Directive
In the lines below, find how many contain the word "chart" and report that figure alone.

Records for processing
begin
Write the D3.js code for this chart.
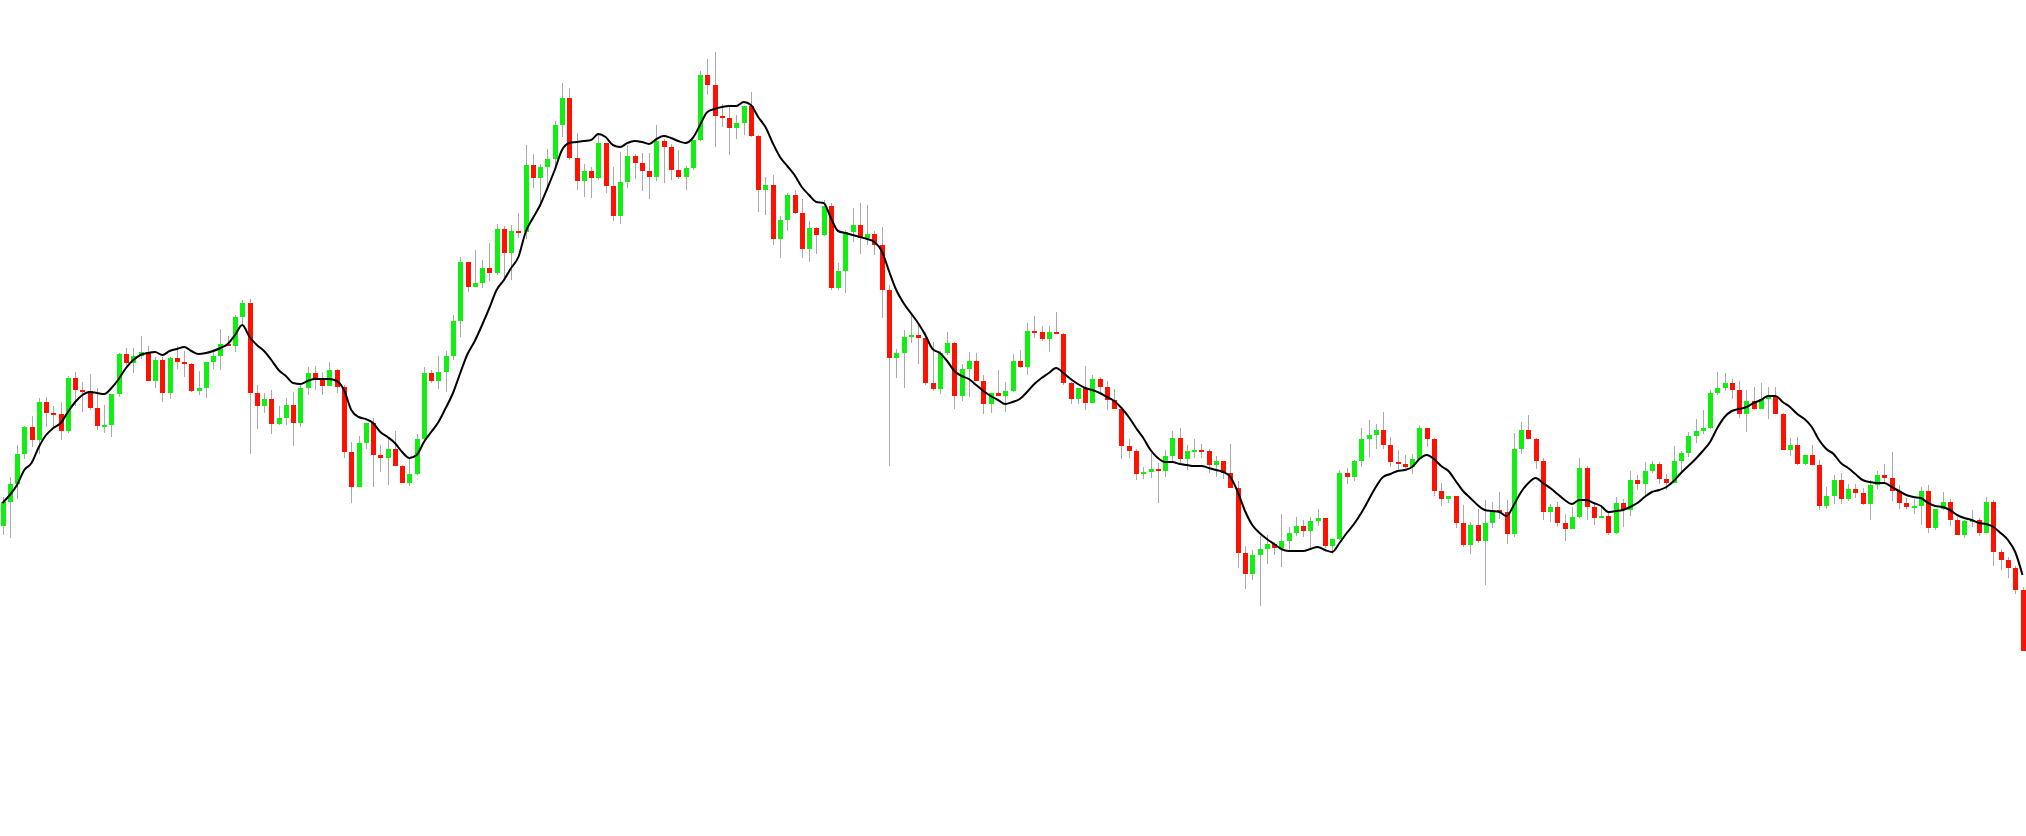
<!DOCTYPE html>
<html><head><meta charset="utf-8">
<script src="https://cdn.jsdelivr.net/npm/d3@7/dist/d3.min.js"></script>
<style>html,body{margin:0;padding:0;background:#fff;overflow:hidden}</style>
</head><body>
<svg id="chart" width="2026" height="836"></svg>
<script>
const openPrices = [474,498,516,546,573,560,598,587,586,569,622,610,609,592,574,575,606,646,637,644,648,619,640,607,642,638,636,609,612,638,644,656,654,683,697,607,594,601,576,582,595,577,612,627,621,614,630,613,548,513,557,577,545,542,551,534,517,526,561,627,619,628,644,679,738,713,717,732,727,771,747,769,768,835,822,833,841,875,902,842,819,829,822,857,814,784,818,844,837,829,823,859,853,830,823,832,860,925,915,884,882,872,877,894,864,810,815,761,780,805,787,751,772,765,794,712,729,768,775,762,766,755,710,642,647,663,665,662,617,611,647,657,604,631,639,619,596,607,604,609,639,633,669,668,661,668,666,617,601,612,597,621,613,600,591,554,549,526,528,531,529,544,562,541,549,550,549,535,539,527,512,447,426,445,451,456,452,459,467,474,469,479,482,454,461,527,523,539,561,565,570,555,538,536,533,541,572,561,509,501,504,477,455,475,459,477,490,488,466,551,570,561,539,488,493,477,471,483,532,493,482,484,467,497,490,520,516,529,536,521,517,539,547,564,569,572,607,612,617,610,586,599,591,601,604,586,550,555,536,545,535,494,504,520,501,511,507,496,515,525,522,509,497,493,494,509,472,491,498,480,465,479,480,467,498,448,440,432,410];
const closePrices = [498,516,546,573,560,598,587,586,569,622,610,609,592,574,575,606,646,637,644,648,619,640,607,642,638,636,609,612,638,644,656,654,683,697,607,594,601,576,582,595,577,612,627,621,614,630,613,548,513,557,577,545,542,551,534,517,526,561,627,619,628,644,679,738,713,717,732,727,771,747,769,768,835,822,833,841,875,902,842,819,829,822,857,814,784,818,844,837,829,823,859,853,830,823,832,860,925,915,884,882,872,877,894,864,810,815,761,780,805,787,751,772,765,794,712,729,768,775,762,766,755,710,642,647,663,665,662,617,611,647,657,604,631,639,619,596,607,604,609,639,633,669,668,661,668,666,617,601,612,597,621,613,600,591,554,549,526,528,531,529,544,562,541,549,550,549,535,539,527,512,447,426,445,451,456,452,459,467,474,469,479,482,454,461,527,523,539,561,565,570,555,538,536,533,541,572,561,509,501,504,477,455,475,459,477,490,488,466,551,570,561,539,488,493,477,471,483,532,493,482,484,467,497,490,520,516,529,536,521,517,539,547,564,569,572,607,612,617,610,586,599,591,601,604,586,550,555,536,545,535,494,504,520,501,511,507,496,515,525,522,509,497,493,494,509,472,491,498,480,465,479,480,467,498,448,440,432,410,349];
const highPrices = [503,523,555,574,584,602,603,594,598,624,628,618,626,612,595,606,647,652,652,664,654,643,643,643,654,649,637,629,638,651,671,664,685,700,701,615,607,610,594,602,608,616,633,634,628,638,631,615,558,564,577,582,555,562,569,535,542,566,633,630,644,649,685,743,738,750,740,757,776,774,775,787,855,846,836,851,879,917,912,867,836,833,867,857,833,848,855,846,847,847,875,861,856,850,834,860,929,941,948,896,893,885,894,908,865,823,825,784,807,810,801,779,773,800,797,737,770,792,797,795,769,773,715,651,670,685,676,668,658,649,668,658,636,648,647,625,607,630,618,646,650,677,684,674,674,688,667,618,612,634,625,623,619,611,592,561,551,533,547,537,550,569,572,555,561,556,551,544,539,556,519,454,450,464,465,458,486,473,483,480,483,491,482,461,530,532,540,572,580,576,588,563,550,545,546,575,572,562,517,504,504,495,478,491,500,498,508,500,567,578,585,562,542,496,498,486,493,542,534,496,495,488,503,501,529,525,538,539,538,526,554,549,568,581,590,610,628,627,621,619,610,613,617,613,613,587,562,563,545,555,540,513,525,527,516,516,512,520,529,536,548,515,502,501,513,515,491,508,501,483,480,490,482,503,500,451,443,434,413];
const lowPrices = [465,462,501,541,553,546,573,573,560,567,594,588,590,570,567,563,603,633,627,641,619,612,598,601,631,623,608,605,602,631,630,654,648,675,546,571,587,566,575,575,554,573,605,610,605,614,607,542,497,513,551,513,528,515,534,517,514,525,557,617,611,608,640,663,708,713,712,719,725,719,720,762,761,812,793,810,830,863,840,810,803,802,820,807,779,776,812,821,809,801,819,817,820,821,810,830,859,905,853,873,845,861,865,863,788,785,755,742,769,786,742,738,746,764,710,710,707,758,746,755,745,682,534,622,612,657,636,615,609,606,645,591,599,603,619,586,587,604,588,608,632,625,662,659,648,666,615,596,596,590,597,608,590,591,541,542,520,521,522,497,523,537,537,530,542,542,527,523,521,512,432,411,420,394,436,445,433,448,464,463,452,474,452,446,460,516,519,533,543,551,551,533,530,532,526,540,553,504,494,497,472,453,446,457,415,472,481,456,463,546,561,531,480,478,473,459,471,482,480,475,482,465,466,473,484,510,505,527,516,510,517,529,543,557,566,571,605,609,601,582,568,590,591,581,586,550,544,535,535,535,490,491,496,496,499,502,495,480,511,516,499,491,491,486,475,467,470,490,474,465,462,473,464,467,434,430,422,406,349];
const maValues = [497,505,515,530,537,553,565,572,577,588,598,605,608,607,606,612,621,632,640,645,647,648,645,649,651,653,649,646,647,649,652,656,665,675,663,655,649,640,630,624,617,616,619,621,621,621,619,610,590,583,581,577,568,563,557,548,542,545,558,568,578,592,607,627,646,659,675,692,710,720,732,743,768,782,795,812,830,850,857,858,859,860,866,863,855,853,857,859,858,856,861,864,862,859,857,862,875,888,891,893,894,894,898,895,883,873,857,843,834,825,813,805,798,797,782,769,767,765,763,761,758,749,729,710,697,687,677,665,651,647,639,629,624,621,615,609,604,600,596,598,601,608,616,622,627,632,627,621,616,612,610,607,603,599,592,583,572,562,550,542,538,538,536,535,534,534,532,530,528,523,508,489,475,467,461,456,451,449,449,449,451,453,450,448,457,467,476,487,500,513,523,526,529,530,533,541,545,541,534,529,519,509,502,495,490,489,488,484,495,508,517,522,517,512,506,500,496,500,500,497,494,488,489,490,493,497,503,508,510,513,519,527,534,541,549,558,572,583,589,591,593,597,600,604,604,598,593,586,581,573,560,551,546,537,532,526,520,518,517,517,513,509,505,503,502,497,494,493,490,485,482,480,477,476,473,467,460,448,425];

const W = 2026, H = 836;
const n = closePrices.length;
const candles = d3.range(n).map(i => ({i, o: openPrices[i], c: closePrices[i], h: highPrices[i], l: lowPrices[i]}));

const x = d3.scalePoint().domain(d3.range(n)).range([2.5, 2022.5]);
const y = d3.scaleLinear().domain([0, 1000]).range([1000, 0]);

const svg = d3.select("#chart");
svg.append("rect").attr("width", W).attr("height", H).attr("fill", "#fff");

const g = svg.append("g");
const up = "#11ee11", down = "#ff1100", wickColor = "#aaaaaa";
const bodyW = 5;

g.selectAll("line.wick").data(candles).join("line")
  .attr("class", "wick")
  .attr("x1", d => Math.round(x(d.i)) + 0.5)
  .attr("x2", d => Math.round(x(d.i)) + 0.5)
  .attr("y1", d => y(d.h))
  .attr("y2", d => y(d.l))
  .attr("stroke", wickColor).attr("stroke-width", 1)
  .attr("shape-rendering", "crispEdges");

g.selectAll("rect.body").data(candles).join("rect")
  .attr("class", "body")
  .attr("x", d => Math.round(x(d.i)) + 0.5 - bodyW / 2)
  .attr("width", bodyW)
  .attr("y", d => y(Math.max(d.o, d.c)))
  .attr("height", d => Math.max(1.5, Math.abs(y(d.o) - y(d.c))))
  .attr("fill", d => d.c >= d.o ? up : down)
  .attr("shape-rendering", "crispEdges");

const line = d3.line()
  .x((d, i) => x(i))
  .y(d => y(d))
  .curve(d3.curveMonotoneX);

svg.append("path").datum(maValues)
  .attr("d", line)
  .attr("fill", "none")
  .attr("stroke", "#000")
  .attr("stroke-width", 2)
  .attr("stroke-linejoin", "round");
</script>
</body></html>
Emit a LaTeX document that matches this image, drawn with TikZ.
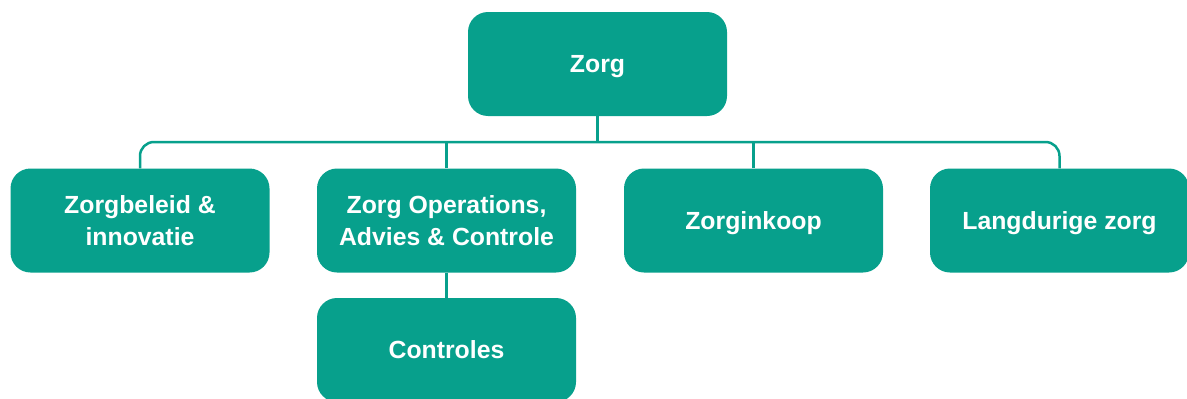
end
Exercise answer
3